Tuesday, July 5, 2011

A Year With Thomas Merton - July 5



Sweating It Out

Saying Mass in the secular chapel these days has been very beautiful. Because of the heat, the front doors are left open, and I stand and speak to Christ on the dark altar, and outside the catbirds in the damp trees shout and sing.

I have never sweated so much in my life, even at Gethsemani. The heat has gone unrelieved for three weeks. No air. Nothing is dry. Water comes out of you as soon as anything—even the air itself—touches your skin, and you kneel in choir with sweat rolling down your ribs, and you feel as if you were being smothered by a barber with hot towels, only this barber doesn’t leave a hole for you to breathe through.

Out at work the other day we got into some tomato plants that had been overwhelmed by morning glories, and the soil was full of broken bricks.

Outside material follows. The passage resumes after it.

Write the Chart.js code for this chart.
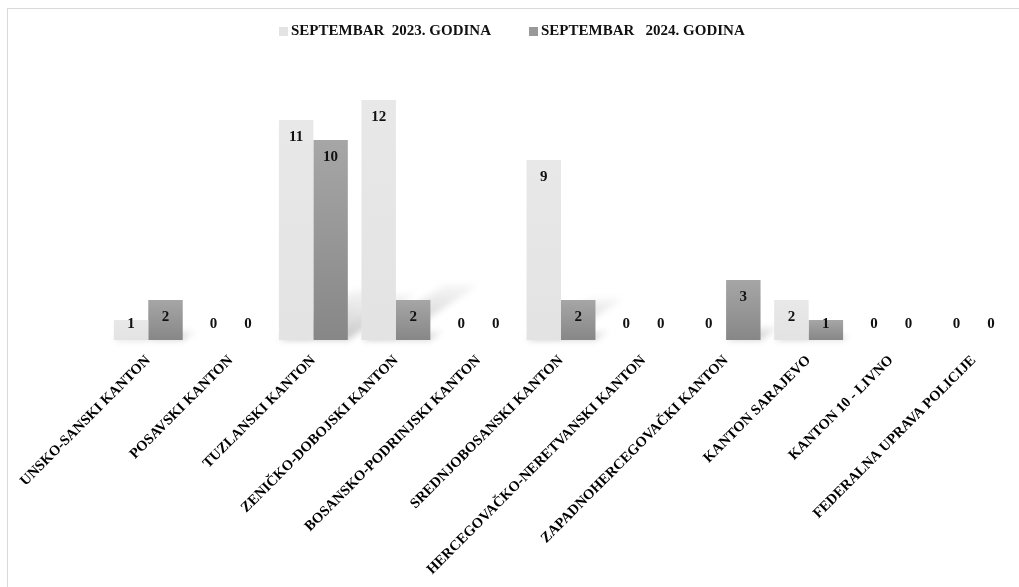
<!DOCTYPE html>
<html>
<head>
<meta charset="utf-8">
<script src="https://cdn.jsdelivr.net/npm/chart.js@4"></script>
<style>
  html, body { margin: 0; padding: 0; background: #fff; }
  canvas { display: block; }
</style>
</head>
<body>
<canvas id="chart" width="1019" height="587"></canvas>
<script>
// Données
const categories = [
    'UNSKO-SANSKI KANTON',
    'POSAVSKI KANTON',
    'TUZLANSKI KANTON',
    'ZENIČKO-DOBOJSKI KANTON',
    'BOSANSKO-PODRINJSKI KANTON',
    'SREDNJOBOSANSKI KANTON',
    'HERCEGOVAČKO-NERETVANSKI KANTON',
    'ZAPADNOHERCEGOVAČKI KANTON',
    'KANTON SARAJEVO',
    'KANTON 10 - LIVNO',
    'FEDERALNA UPRAVA POLICIJE'
];
const label2023  = 'SEPTEMBAR  2023. GODINA';
const label2024  = 'SEPTEMBAR   2024. GODINA';
const values2023 = [1, 0, 11, 12, 0, 9, 0, 0, 2, 0, 0];
const values2024 = [2, 0, 10, 2, 0, 2, 0, 3, 1, 0, 0];

const FONT = '"Liberation Serif", "Times New Roman", serif';

// dégradé vertical par barre
function barGradient(top, bottom) {
    return (context) => {
        const chart = context.chart;
        if (!chart.chartArea || context.parsed === undefined) return bottom;
        const y = chart.scales.y;
        const yTop  = y.getPixelForValue(context.parsed.y);
        const yBase = y.getPixelForValue(0);
        if (yBase - yTop < 1) return bottom;
        const g = chart.ctx.createLinearGradient(0, yTop, 0, yBase);
        g.addColorStop(0, top);
        g.addColorStop(1, bottom);
        return g;
    };
}

// Cadre gris
const framePlugin = {
    id: 'frame',
    beforeDraw(chart) {
        const ctx = chart.ctx;
        ctx.save();
        ctx.strokeStyle = '#d9d9d9';
        ctx.lineWidth = 1;
        ctx.strokeRect(7.5, 8.5, 1200, 1000);
        ctx.restore();
    }
};

// Légende maison
const legendPlugin = {
    id: 'customLegend',
    afterDraw(chart) {
        const ctx = chart.ctx;
        ctx.save();
        ctx.font = 'bold 15px ' + FONT;
        ctx.textBaseline = 'middle';
        const items = [
            { text: label2023, color: '#e3e3e3', x: 279 },
            { text: label2024, color: '#999999', x: 529 }
        ];
        items.forEach(it => {
            ctx.fillStyle = it.color;
            ctx.fillRect(it.x, 27, 9, 9);
            ctx.fillStyle = '#111';
            ctx.fillText(it.text, it.x + 12, 31.5);
        });
        ctx.restore();
    }
};

// Ombres en perspective derrière les barres
const shadowPlugin = {
    id: 'barShadow',
    beforeDatasetsDraw(chart) {
        const ctx = chart.ctx;
        ctx.save();
        ctx.filter = 'blur(3px)';
        chart.data.datasets.forEach((ds, i) => {
            chart.getDatasetMeta(i).data.forEach(bar => {
                const h = bar.base - bar.y;
                if (h < 1) return;
                const w  = bar.width;
                const sh = h * 0.23;
                const sx = sh * 1.5;
                const x0 = bar.x - w / 2;
                const g = ctx.createLinearGradient(0, bar.base, 0, bar.base - sh);
                g.addColorStop(0, 'rgba(0,0,0,0.22)');
                g.addColorStop(1, 'rgba(0,0,0,0.03)');
                ctx.fillStyle = g;
                ctx.beginPath();
                ctx.moveTo(x0, bar.base);
                ctx.lineTo(x0 + w, bar.base);
                ctx.lineTo(x0 + w + sx, bar.base - sh);
                ctx.lineTo(x0 + sx, bar.base - sh);
                ctx.closePath();
                ctx.fill();
            });
        });
        ctx.restore();
    }
};

// Valeurs sur les barres
const valuePlugin = {
    id: 'values',
    afterDatasetsDraw(chart) {
        const ctx = chart.ctx;
        ctx.save();
        ctx.font = 'bold 15px ' + FONT;
        ctx.fillStyle = '#111';
        ctx.textAlign = 'center';
        ctx.textBaseline = 'middle';
        chart.data.datasets.forEach((ds, i) => {
            chart.getDatasetMeta(i).data.forEach((bar, j) => {
                const y = Math.min(bar.y + 17, bar.base - 16);
                ctx.fillText(ds.data[j], bar.x, y);
            });
        });
        ctx.restore();
    }
};

new Chart(document.getElementById('chart').getContext('2d'), {
    type: 'bar',
    data: {
        labels: categories,
        datasets: [
            {
                label: label2023,
                data: values2023,
                backgroundColor: barGradient('#e8e8e8', '#e3e3e3'),
                categoryPercentage: 0.835,
                barPercentage: 1
            },
            {
                label: label2024,
                data: values2024,
                backgroundColor: barGradient('#a6a6a6', '#878787'),
                categoryPercentage: 0.835,
                barPercentage: 1
            }
        ]
    },
    options: {
        responsive: false,
        animation: false,
        events: [],
        layout: { padding: { top: 60, left: 107, right: 4, bottom: 0 } },
        plugins: { legend: { display: false }, tooltip: { enabled: false } },
        scales: {
            x: {
                grid: { display: false },
                border: { display: false },
                ticks: {
                    autoSkip: false,
                    minRotation: 45,
                    maxRotation: 45,
                    padding: 4,
                    color: '#000',
                    font: { family: FONT, size: 14.5, weight: 'bold' }
                },
                afterFit(scale) {
                    scale.height = 247;
                    scale.paddingLeft = 0;
                    scale.paddingRight = 0;
                }
            },
            y: {
                display: false,
                min: 0,
                max: 14
            }
        }
    },
    plugins: [framePlugin, shadowPlugin, valuePlugin, legendPlugin]
});
</script>
</body>
</html>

I think it must have been the site of the old monastery. Anyway we did penance that must have been like the days of Dom Benedict. Tides of sweat coming out of you, blinding your face, making your clothes weigh twice their ordinary weight. And yet somehow it is good and satisfying to suffer these things for the world and do some penance we are supposed to do. At night, when we stand in our boiling tunnel of a church, and shout our Salve at the lighted window, you feel the whole basilica moving with the exultation of the monks and brothers who are dissolving in their own sweat.